**Instructions for the task:**
"script" appears in how many lines of the entries? State only the number.

**Records:**

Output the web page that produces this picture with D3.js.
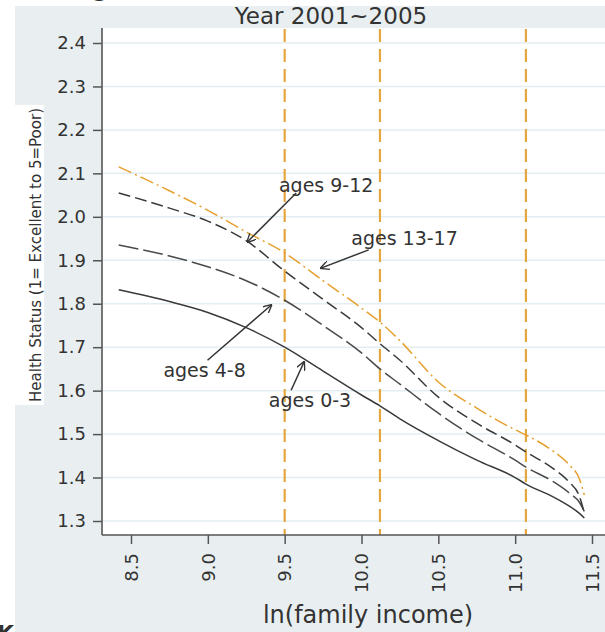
<!DOCTYPE html>
<html>
<head>
<meta charset="utf-8">
<style>
  body { margin: 0; background: #fff; }
  svg { display: block; }
  text { font-family: "DejaVu Sans", Arial, sans-serif; fill: #333; }
</style>
</head>
<body>
<svg id="chart" width="605" height="632"></svg>
<script src="https://d3js.org/d3.v7.min.js"></script>
<script>

// ln(family income) sample points
const income = [8.42, 8.75, 9.0, 9.25, 9.5, 9.75, 10.0, 10.12, 10.25, 10.5, 10.75, 11.0, 11.07, 11.25, 11.35, 11.42, 11.45]

// health status, one per age group
const ages0to3   = [1.832, 1.805, 1.78, 1.745, 1.70, 1.645, 1.59, 1.565, 1.535, 1.485, 1.44, 1.40, 1.385, 1.355, 1.335, 1.317, 1.307]
const ages4to8   = [1.935, 1.91, 1.885, 1.853, 1.808, 1.75, 1.687, 1.65, 1.615, 1.548, 1.49, 1.44, 1.424, 1.39, 1.365, 1.342, 1.322]
const ages9to12  = [2.055, 2.02, 1.99, 1.945, 1.875, 1.81, 1.745, 1.708, 1.67, 1.585, 1.525, 1.475, 1.459, 1.42, 1.39, 1.355, 1.318]
const ages13to17 = [2.115, 2.06, 2.015, 1.965, 1.917, 1.853, 1.79, 1.758, 1.715, 1.62, 1.56, 1.51, 1.498, 1.46, 1.43, 1.395, 1.36]

const cutoffs = [9.5, 10.12, 11.07]
const xTicks = [8.5, 9.0, 9.5, 10.0, 10.5, 11.0, 11.5]
const yTicks = [1.3, 1.4, 1.5, 1.6, 1.7, 1.8, 1.9, 2.0, 2.1, 2.2, 2.3, 2.4]

const labels = [
  { text: 'ages 9-12',  at: [9.77, 2.073],  from: [9.575, 2.055], to: [9.257, 1.942] },
  { text: 'ages 13-17', at: [10.28, 1.951], from: [10.047, 1.924], to: [9.736, 1.882] },
  { text: 'ages 4-8',   at: [8.979, 1.647], from: [8.998, 1.670], to: [9.413, 1.797] },
  { text: 'ages 0-3',   at: [9.665, 1.578], from: [9.542, 1.601], to: [9.626, 1.666] }
]

const series = [
  { values: ages0to3,   color: '#3a3a3a', dash: null },
  { values: ages4to8,   color: '#4a4a4a', dash: '20,5' },
  { values: ages9to12,  color: '#3a3a3a', dash: '12,5' },
  { values: ages13to17, color: '#e5a030', dash: '14,4,2,4' }
]

const svg = d3.select('#chart')

// page + chart background
svg.append('rect').attr('x', 15).attr('y', 6).attr('width', 590).attr('height', 626).attr('fill', '#e9eff1')

const plot = { left: 102, right: 605, top: 28, bottom: 535 }
svg.append('rect')
  .attr('x', plot.left).attr('y', plot.top)
  .attr('width', plot.right - plot.left).attr('height', plot.bottom - plot.top)
  .attr('fill', '#fff')

const x = d3.scaleLinear().domain([8.5, 11.5]).range([131, 592])
const y = d3.scaleLinear().domain([1.3, 2.4]).range([521, 43])

// grid
svg.append('g').selectAll('line')
  .data(yTicks)
  .enter()
  .append('line')
    .attr('x1', plot.left).attr('x2', plot.right)
    .attr('y1', d => y(d)).attr('y2', d => y(d))
    .attr('stroke', '#e4eef2')
    .attr('stroke-width', 1.5)

// income cut-off lines
svg.append('g').selectAll('line')
  .data(cutoffs)
  .enter()
  .append('line')
    .attr('x1', d => x(d)).attr('x2', d => x(d))
    .attr('y1', plot.top + 1).attr('y2', plot.bottom)
    .attr('stroke', '#e4a63e')
    .attr('stroke-width', 2.2)
    .attr('stroke-dasharray', '13,7')

// curves
let line = d3.line()
  .x((d, i) => x(income[i]))
  .y(d => y(d))
  .curve(d3.curveMonotoneX)

svg.append('g').selectAll('path')
  .data(series)
  .enter()
  .append('path')
    .attr('d', d => line(d.values))
    .attr('fill', 'none')
    .attr('stroke', d => d.color)
    .attr('stroke-width', 1.5)
    .attr('stroke-dasharray', d => d.dash)

// axes
let yAxis = svg.append('g')
  .attr('transform', 'translate(' + plot.left + ',0)')
  .call(d3.axisLeft(y).tickValues(yTicks).tickFormat(d3.format('.1f')).tickSize(9).tickPadding(7).tickSizeOuter(0))
yAxis.select('.domain').attr('d', 'M0,' + plot.top + 'V' + plot.bottom)

let xAxis = svg.append('g')
  .attr('transform', 'translate(0,' + plot.bottom + ')')
  .call(d3.axisBottom(x).tickValues(xTicks).tickFormat(d3.format('.1f')).tickSize(9).tickPadding(8).tickSizeOuter(0))
xAxis.select('.domain').attr('d', 'M' + plot.left + ',0H' + plot.right)

svg.selectAll('.domain').attr('stroke', '#555').attr('stroke-width', 1.6)
svg.selectAll('.tick line').attr('stroke', '#555').attr('stroke-width', 1.5)
svg.selectAll('.tick text')
  .style('font-family', '"DejaVu Sans", Arial, sans-serif')
  .style('font-size', '18px')
  .attr('fill', '#333')

xAxis.selectAll('.tick text')
  .attr('transform', 'rotate(-90)')
  .attr('text-anchor', 'end')
  .attr('x', -18)
  .attr('y', 0)
  .attr('dy', '0.35em')

// annotations
svg.append('defs').append('marker')
  .attr('id', 'head')
  .attr('viewBox', '0 0 10 10')
  .attr('refX', 9).attr('refY', 5)
  .attr('markerWidth', 9).attr('markerHeight', 9)
  .attr('markerUnits', 'userSpaceOnUse')
  .attr('orient', 'auto')
  .append('path')
    .attr('d', 'M0,0L10,5L0,10')
    .attr('fill', 'none')
    .attr('stroke', '#333')
    .attr('stroke-width', 1.5)

let notes = svg.append('g')
notes.selectAll('line')
  .data(labels)
  .enter()
  .append('line')
    .attr('x1', d => x(d.from[0])).attr('y1', d => y(d.from[1]))
    .attr('x2', d => x(d.to[0])).attr('y2', d => y(d.to[1]))
    .attr('stroke', '#333')
    .attr('stroke-width', 1.5)
    .attr('marker-end', 'url(#head)')

notes.selectAll('text')
  .data(labels)
  .enter()
  .append('text')
    .attr('x', d => x(d.at[0]))
    .attr('y', d => y(d.at[1]))
    .attr('dy', '0.35em')
    .attr('text-anchor', 'middle')
    .style('font-size', '19px')
    .text(d => d.text)

// titles
svg.append('text')
  .attr('x', 331).attr('y', 24)
  .attr('text-anchor', 'middle')
  .style('font-size', '23px')
  .attr('fill', '#444')
  .text('Year 2001~2005')

svg.append('text')
  .attr('x', 368).attr('y', 623)
  .attr('text-anchor', 'middle')
  .style('font-size', '24px')
  .text('ln(family income)')

svg.append('rect').attr('x', 15).attr('y', 105).attr('width', 29).attr('height', 300).attr('fill', '#fff')
svg.append('text')
  .attr('transform', 'translate(41,255) rotate(-90)')
  .attr('text-anchor', 'middle')
  .attr('textLength', 294)
  .attr('lengthAdjust', 'spacingAndGlyphs')
  .style('font-size', '15px')
  .attr('fill', '#444')
  .text('Health Status (1= Excellent to 5=Poor)')

// bits of surrounding page text cut by the crop
svg.append('text').attr('x', 100).attr('y', -3).attr('text-anchor', 'middle')
  .style('font-size', '22px').style('font-weight', 'bold').attr('fill', '#000').text('g')
svg.append('text').attr('x', -3).attr('y', 641)
  .style('font-size', '22px').style('font-weight', 'bold').attr('fill', '#000').text('K')

</script>
</body>
</html>
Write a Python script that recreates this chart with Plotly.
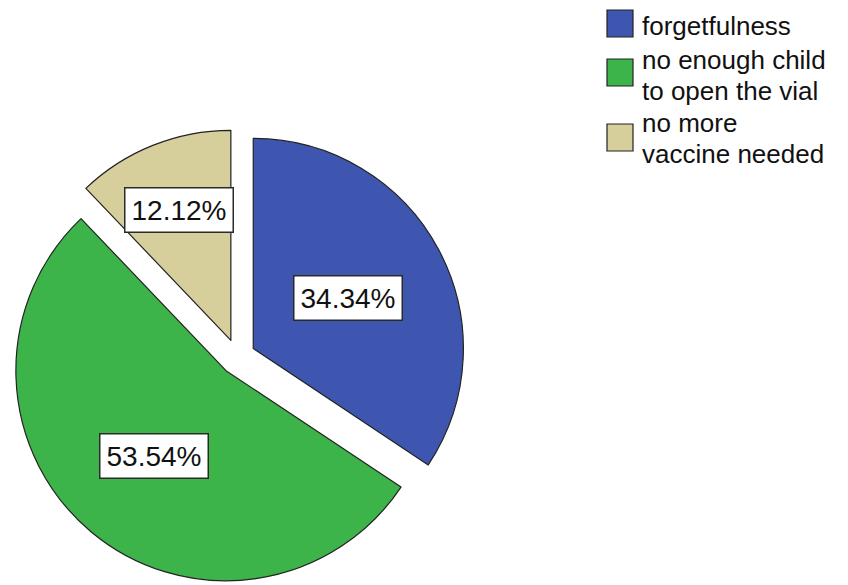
import math
import plotly.graph_objects as go

# ---- data ----
categories = ["forgetfulness", "no enough child\nto open the vial", "no more\nvaccine needed"]
percentages = [34.34, 53.54, 12.12]
colors = ["#3F56B0", "#3CB44A", "#D6CF9C"]

# ---- layout settings ----
OFF = 8                      # page body margin offset (px)
W, H = 848 - OFF, 585 - OFF  # figure size so that it fits the window exactly
PULL = 0.085
FONT = "Arial, 'Liberation Sans', sans-serif"

# target page-pixel geometry of the pie box
pie_cx_page, pie_cy_page, pie_half = 237.5, 357.0, 228.0
dom_x = [(pie_cx_page - pie_half - OFF) / W, (pie_cx_page + pie_half - OFF) / W]
dom_y = [0.0, (2 * pie_half) / H]
label_radius = [0.51, 0.53, 0.67]   # radial position of the % boxes (fraction of radius)


def px_to_paper(xp, yp):
    """page pixel -> paper coords of the figure"""
    return (xp - OFF) / W, 1 - (yp - OFF) / H


fig = go.Figure()
fig.add_trace(go.Pie(
    labels=[c.replace("\n", " ") for c in categories],
    values=percentages,
    sort=False,
    direction="clockwise",
    rotation=0,
    pull=[PULL] * len(percentages),
    marker=dict(colors=colors, line=dict(color="#222222", width=1.2)),
    textinfo="none",
    hoverinfo="label+percent",
    domain=dict(x=dom_x, y=dom_y),
    showlegend=False,
))

# pie geometry (mirrors plotly's own pie scaling) to place the boxed % labels
box_w = W * (dom_x[1] - dom_x[0])
box_h = H * (dom_y[1] - dom_y[0])
r = min(box_w, box_h) / 2 / (1 + PULL)
cx = W * (dom_x[0] + dom_x[1]) / 2
cy = H * (1 - dom_y[0]) - box_h / 2
total = sum(percentages)
cum = 0.0
annotations = []
for v, lr in zip(percentages, label_radius):
    mid = (cum + v / 2) / total * 2 * math.pi  # clockwise from 12 o'clock
    cum += v
    dx, dy = math.sin(mid), -math.cos(mid)
    px = cx + dx * r * (PULL + lr)
    py = cy + dy * r * (PULL + lr)
    annotations.append(dict(
        x=px / W, y=1 - py / H, xref="paper", yref="paper",
        text=f"{v:.2f}%", showarrow=False,
        font=dict(family=FONT, size=28, color="#111111"),
        bgcolor="white", bordercolor="#2a2a2a", borderwidth=1.5, borderpad=6,
        xanchor="center", yanchor="middle",
    ))

# legend (large swatches, tight line spacing like the source)
sw_x0, sw_x1 = 607, 633
text_x = 641
swatch_centers = [23.5, 72.5, 137.5]
text_centers = [25.6, 75.0, 139.0]
LEGEND_GLYPH = 26        # visible glyph size
LEGEND_PITCH_FONT = 23.85  # base size -> line pitch of 1.3 * base px
shapes = []
for cat, col, sc, tc in zip(categories, colors, swatch_centers, text_centers):
    x0, y0 = px_to_paper(sw_x0, sc + 13.5)
    x1, y1 = px_to_paper(sw_x1, sc - 13.5)
    shapes.append(dict(
        type="rect", xref="paper", yref="paper",
        x0=x0, x1=x1, y0=y0, y1=y1,
        fillcolor=col, line=dict(color="#222222", width=1.2),
    ))
    tx, ty = px_to_paper(text_x, tc)
    txt = "<br>".join(f"<span style='font-size:{LEGEND_GLYPH}px'>{ln}</span>"
                      for ln in cat.split("\n"))
    annotations.append(dict(
        x=tx, y=ty, xref="paper", yref="paper",
        text=txt, showarrow=False, align="left",
        font=dict(family=FONT, size=LEGEND_PITCH_FONT, color="#111111"),
        xanchor="left", yanchor="middle", borderpad=0,
    ))

fig.update_layout(
    width=W, height=H,
    margin=dict(l=0, r=0, t=0, b=0),
    paper_bgcolor="white", plot_bgcolor="white",
    annotations=annotations, shapes=shapes,
    showlegend=False,
)

fig.write_html("out.html")
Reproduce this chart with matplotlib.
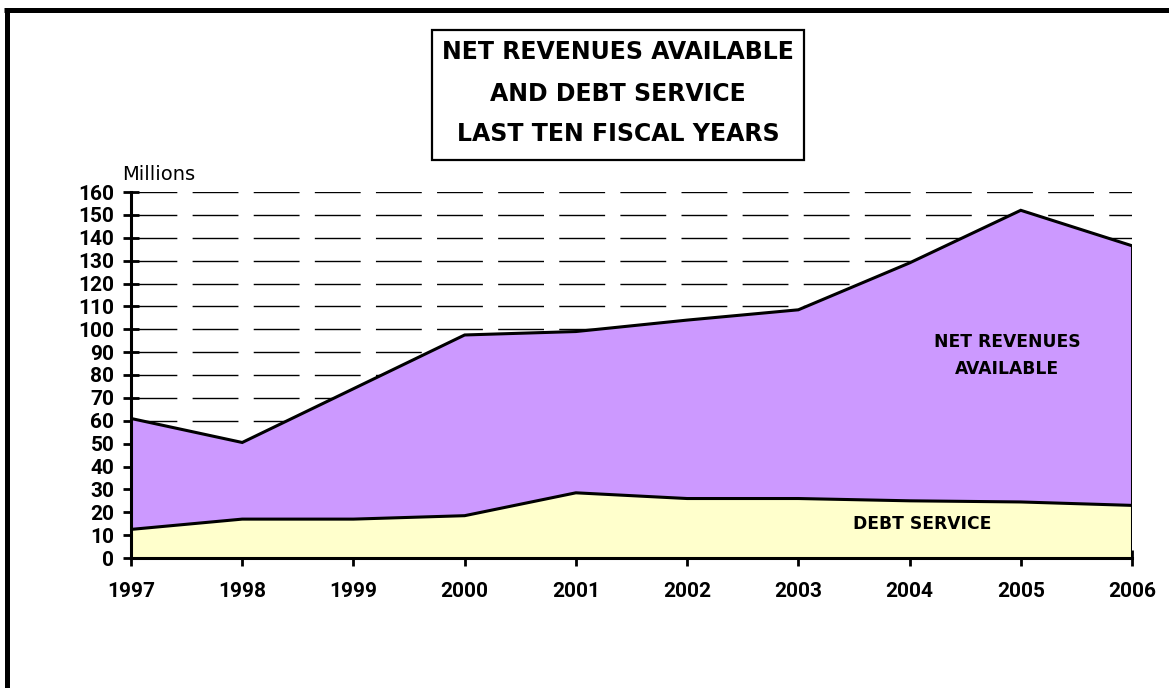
import matplotlib
matplotlib.use("Agg")
import matplotlib.pyplot as plt
from matplotlib.lines import Line2D
from matplotlib.patches import Rectangle

years = [1997, 1998, 1999, 2000, 2001, 2002, 2003, 2004, 2005, 2006]
net_revenues = [61, 50.5, 74, 97.5, 99, 104, 108.5, 129, 152, 136.5]
debt_service = [12.5, 17, 17, 18.5, 28.5, 26, 26, 25, 24.5, 23]
y_ticks = list(range(0, 161, 10))
title_lines = ["NET REVENUES AVAILABLE", "AND DEBT SERVICE", "LAST TEN FISCAL YEARS"]

TICKF = ['Roboto', 'DejaVu Sans']
WIDE = ['DejaVu Sans']
plt.rcParams['font.family'] = TICKF

W, H = 1169, 688
fig = plt.figure(figsize=(W / 100, H / 100), dpi=100)
fig.patch.set_facecolor('white')

def fx(px):
    return px / W

def fy(py):
    return 1 - py / H

ax = fig.add_axes([fx(131), fy(558), fx(1132) - fx(131), fy(192) - fy(558)])
ax.set_xlim(years[0], years[-1])
ax.set_ylim(0, 160)

purple = '#CC99FF'
yellow = '#FFFFCC'

ax.fill_between(years, 0, net_revenues, facecolor=purple, edgecolor='none', zorder=2)
ax.fill_between(years, 0, debt_service, facecolor=yellow, edgecolor='none', zorder=3)
ax.plot(years, net_revenues, color='black', lw=2.2, zorder=4, solid_joinstyle='miter')
ax.plot(years, debt_service, color='black', lw=2.2, zorder=4)
ax.plot([years[-1], years[-1]], [0, net_revenues[-1]], color='black', lw=2.2, zorder=4)

ax.set_yticks(y_ticks)
ax.set_xticks(years)
ax.set_xticklabels([str(y) for y in years])
for g in y_ticks[1:]:
    ax.axhline(g, color='black', lw=1.0, dashes=(33, 11), zorder=1)

for s in ['top', 'right']:
    ax.spines[s].set_visible(False)
for s in ['left', 'bottom']:
    ax.spines[s].set_linewidth(2.2)
    ax.spines[s].set_zorder(5)

ax.tick_params(axis='y', direction='inout', length=12, width=2, pad=6, labelsize=15)
ax.tick_params(axis='x', direction='inout', length=11, width=2, pad=12, labelsize=15)
for lab in ax.get_xticklabels() + ax.get_yticklabels():
    lab.set_fontweight('bold')
    lab.set_family(TICKF)

fig.text(fx(122), fy(180), "Millions", fontsize=14, ha='left', va='baseline',
         family=WIDE, fontweight='normal')

ax.text(0.875, 0.553, "NET REVENUES\nAVAILABLE", transform=ax.transAxes,
        ha='center', va='center', fontsize=12.3, fontweight='bold',
        linespacing=1.65, zorder=6, family=WIDE)
ax.text(0.79, 0.093, "DEBT SERVICE", transform=ax.transAxes,
        ha='center', va='center', fontsize=12.3, fontweight='bold', zorder=6,
        family=WIDE)

# title box
fig.add_artist(Rectangle((fx(432), fy(160)), fx(804) - fx(432), fy(30) - fy(160),
                         transform=fig.transFigure, facecolor='white',
                         edgecolor='black', lw=1.6))
for line, py in zip(title_lines, [52, 94, 134]):
    fig.text(fx(618), fy(py), line, ha='center', va='center', fontsize=17,
             fontweight='bold', family=WIDE)

# outer border (top and left)
fig.add_artist(Line2D([fx(4), 1], [fy(10), fy(10)], transform=fig.transFigure,
                      color='black', lw=3.6, solid_capstyle='butt'))
fig.add_artist(Line2D([fx(6.7), fx(6.7)], [fy(7.5), 0], transform=fig.transFigure,
                      color='black', lw=3.6, solid_capstyle='butt'))

fig.savefig('out.png', dpi=100)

**Answer below:**
4